The National Cooperative Business Association recently sent letters to members of the Senate Finance and House Ways and Means committees, encouraging them to keep the credit union tax exemption intact.
“As not-for-profit, member-owned financial cooperatives, credit unions return almost all of their earnings to their member-owners,” NCBA President and CEO Michael Beall said. “Whether this is in the form of better rates on savings and loans, lower fees, or generally better services, this is a real-world example of how credit unions use the tax exemption to make a difference in the financial lives of their members. In addition, the credit union presence in the financial marketplace demonstrably benefits non-members as well, by providing marketplace competition and enhanced consumer choice.”
Beall said the $10 billion in benefits provided by credit unions to members and non-members “far exceeds the Joint Committee on Taxation estimate of $500 million that a tax on credit unions would generate.”

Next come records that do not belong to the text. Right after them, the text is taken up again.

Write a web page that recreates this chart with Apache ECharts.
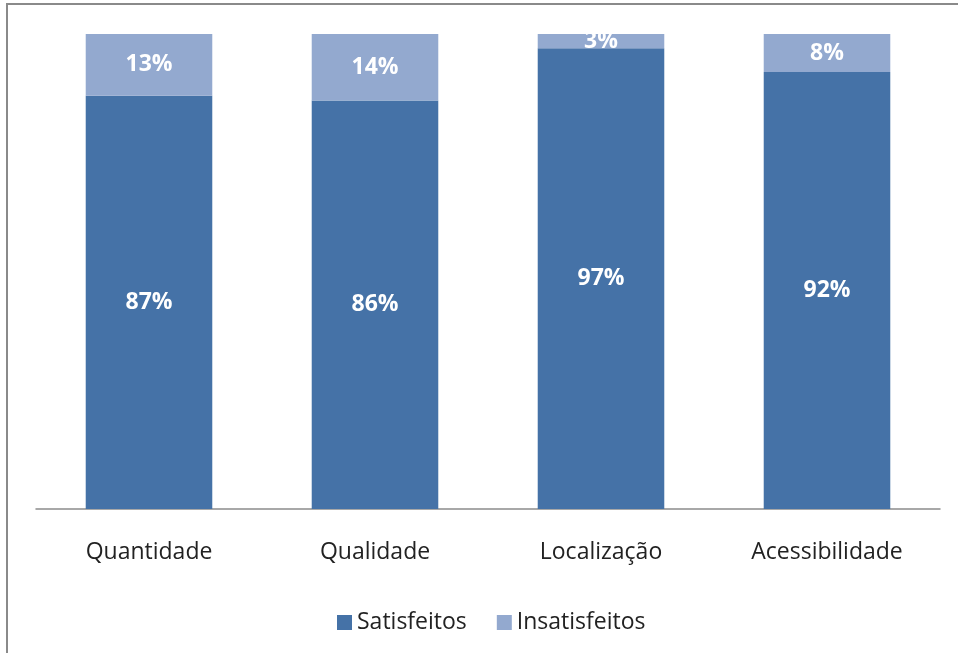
<!DOCTYPE html>
<html>
<head>
<meta charset="utf-8">
<script src="https://cdn.jsdelivr.net/npm/echarts@6/dist/echarts.min.js"></script>
<style>
  html, body { margin: 0; padding: 0; background: #fff; }
  #chart { width: 958px; height: 653px; }
</style>
</head>
<body>
<div id="chart"></div>
<script>
// Satisfaction survey: share of satisfied vs. unsatisfied answers per aspect
const categories = ['Quantidade', 'Qualidade', 'Localização', 'Acessibilidade'];
const satisfeitos = [87, 86, 97, 92];
const insatisfeitos = [13, 14, 3, 8];
const seriesNames = ['Satisfeitos', 'Insatisfeitos'];

const FONT = 'Open Sans';
const chart = echarts.init(document.getElementById('chart'), null, { renderer: 'canvas' });

const labelStyle = {
  show: true,
  position: 'inside',
  color: '#ffffff',
  fontFamily: FONT,
  fontWeight: 'bold',
  fontSize: 23,
  formatter: p => p.value + '%'
};

chart.setOption({
  animation: false,
  backgroundColor: '#ffffff',
  graphic: [{
    type: 'rect',
    shape: { x: 7, y: 4, width: 1000, height: 700 },
    style: { fill: 'none', stroke: '#8a8a8a', lineWidth: 2 },
    silent: true
  }],
  grid: { left: 36, right: 18, top: 34, bottom: 144 },
  legend: {
    data: seriesNames,
    bottom: 14,
    left: 332,
    itemWidth: 15,
    itemHeight: 15,
    itemGap: 30,
    icon: 'rect',
    textStyle: { fontFamily: FONT, fontSize: 23, color: '#222' }
  },
  xAxis: {
    type: 'category',
    data: categories,
    axisLine: { lineStyle: { color: '#8c8c8c', width: 1.5 } },
    axisTick: { show: false },
    axisLabel: { fontFamily: FONT, fontSize: 23, color: '#222', margin: 32 }
  },
  yAxis: {
    type: 'value',
    min: 0,
    max: 100,
    show: false,
    splitLine: { show: false }
  },
  series: [
    {
      name: seriesNames[0],
      type: 'bar',
      stack: 'total',
      data: satisfeitos,
      barWidth: '56%',
      itemStyle: { color: '#4572A7' },
      label: labelStyle
    },
    {
      name: seriesNames[1],
      type: 'bar',
      stack: 'total',
      data: insatisfeitos,
      barWidth: '56%',
      itemStyle: { color: '#93A9CF' },
      label: labelStyle
    }
  ]
});
</script>
</body>
</html>
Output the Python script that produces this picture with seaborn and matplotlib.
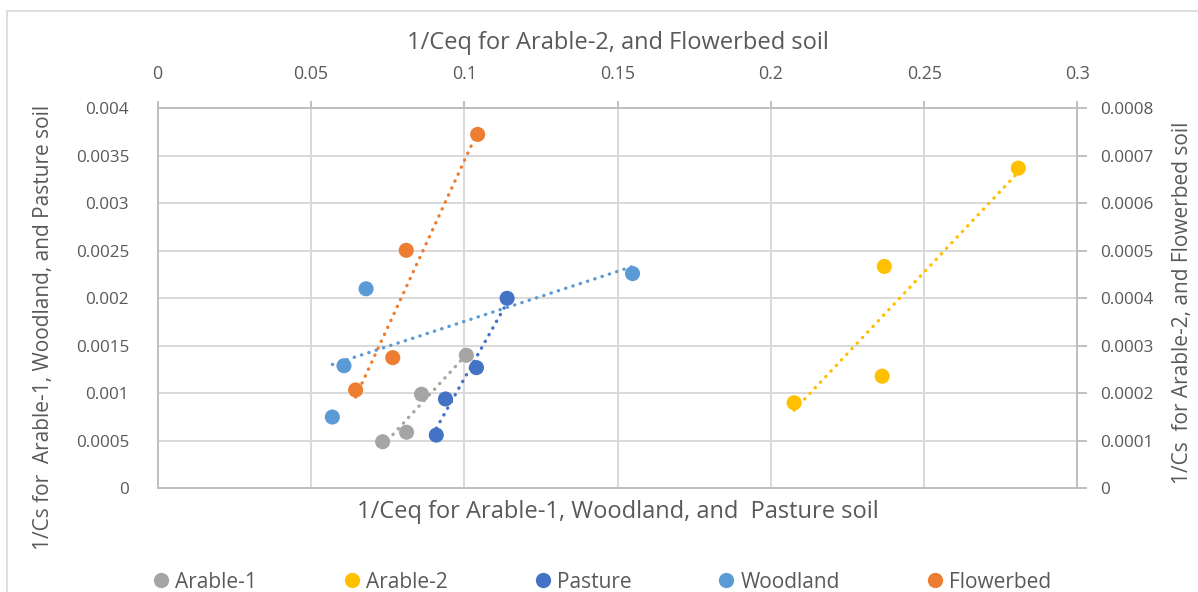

Senators were required to submit tax reform proposals before the July 26 deadline, but Ryan Donovan, the vice president of legislative affairs at the Credit Union National Association, said that legislators “will be talking to each other over the summer.”
Following CUNA and state credit union leagues’ “Don’tTaxTuesday” social media campaign, approximately one million individuals, including lawmakers, viewed tweets that were posted in support of credit unions and the credit union tax exemption.